- Film poster
- Directed by: Barbara Kopple
- Produced by: Jean Doumanian
- Starring: Woody Allen; New Orleans Jazz Band;
- Cinematography: Tom Hurwitz
- Edited by: Lawrence Silk
- Production companies: Sweetland Films Magnolia Productions
- Distributed by: Fine Line Features
- Release date: January 1997;
- Running time: 105 minutes
- Country: United States
- Languages: French, English, Italian

= Wild Man Blues =

1997 documentary film about Woody Allen

Wild Man Blues is a 1997 American documentary film directed by Barbara Kopple, about the musical avocation of actor/director/comic Woody Allen. The film takes its name from a jazz composition by Jelly Roll Morton (with Louis Armstrong often credited as co-composer due to his influential arrangement), recorded by Morton, Armstrong, and many others. Wild Man Blues is rated PG (Parental guidance suggested) because the film includes several profanities.

==Theme==
The film depicts Allen's love of early 20th-century New Orleans music by preserving performances on the 1996 tour in Europe by his New Orleans Jazz Band. Allen has played clarinet with this band for more than 25 years.

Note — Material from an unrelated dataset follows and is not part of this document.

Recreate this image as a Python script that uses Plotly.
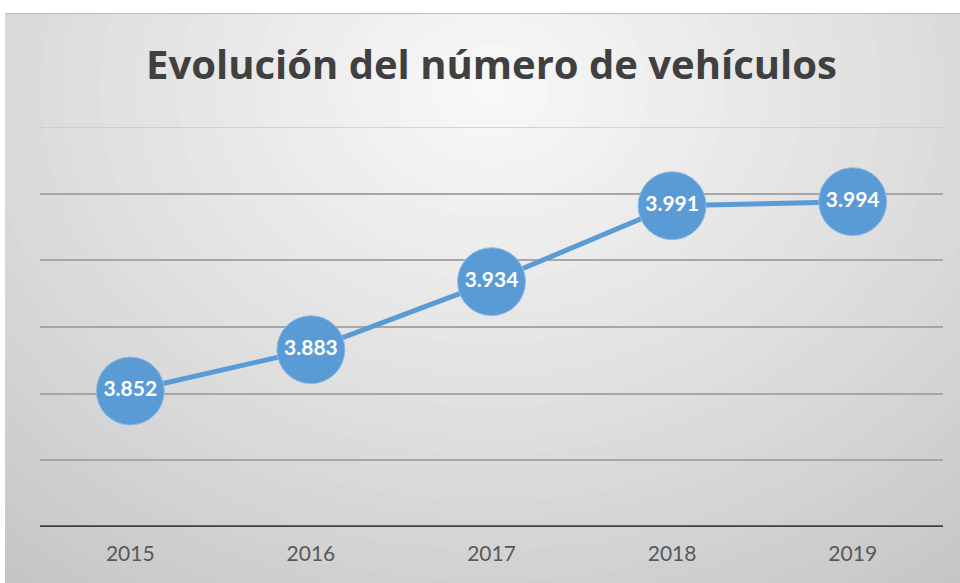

The film ends with a family lunch that is attended by Allen, his wife, sister, and parents. Allen asks that his parents offer reflections about him as an aspiring musician during his youth. Instead, his mother offers significant criticism. She criticises his choice of career, his character, and his decision to marry an Asian woman. In response, Woody criticises his mother for repeatedly beating him as a child, and sending him to Hebrew school (which Allen refers to as "time wasting junk"). The lunch ends abruptly after Allen describes the event as "the lunch from hell".

==Musicians==
- Dan Barrett, on trombone
- Simon Wettenhall, on trumpet
- John Gill, on drums and vocals
- Greg Cohen, on bass
- Cynthia Sayer, on piano
- Eddy Davis, band director, and on banjo
- Woody Allen, on clarinet

Although their European tour is the primary focus, the film was also notable as the first major public showcase for Allen's relationship with Soon-Yi Previn.

==Formats published==
The film was originally released on VHS. In April 2012 the film was featured as a bonus DVD on an Australian box set of Allen's films, and similarly appeared as an extra in a UK Region 2 box set in July 2014. Although the film is not available as a standalone DVD in any of the main English-speaking countries, it has been released singly in various Region 2 pressings around Europe, with relevant (optional) subtitles.
- The film soundtrack was released on RCA Compact Disc and later digitally

==Reception==
On review aggregator Rotten Tomatoes, the film holds an 86% approval rating based on 37 reviews. Roger Ebert stated "[Kopple] might seem an unlikely choice for this material, but no doubt her track record gained Allen's trust." Maitland McDonagh of TV Guide commented "Die-hard Woody Allen fans will be grateful for even these small glimpses of their idol at his most unguarded, but the less-devoted would be better off renting ANNIE HALL." Janet Maslin of The New York Times wrote 'In her unexpectedly delightful documentary about Woody Allen as jazz musician, Barbara Kopple demonstrates cinema verite at its most seductive. Her Wild Man Blues invites its audience to take a grand tour of Europe, listen to jauntily exhilarating music and regard Mr. Allen in a colorful new light." Keith Phipps of The A.V. Club stated "...Wild Man Blues nicely conveys a sense of its subject's dedication to his craft... Those interested in Allen simply because he's Allen will want to see Wild Man Blues, but in the end, Kopple has been given a couple of interesting subjects (New Orleans jazz in its current state and Woody Allen), and her film fails to get at the heart of either."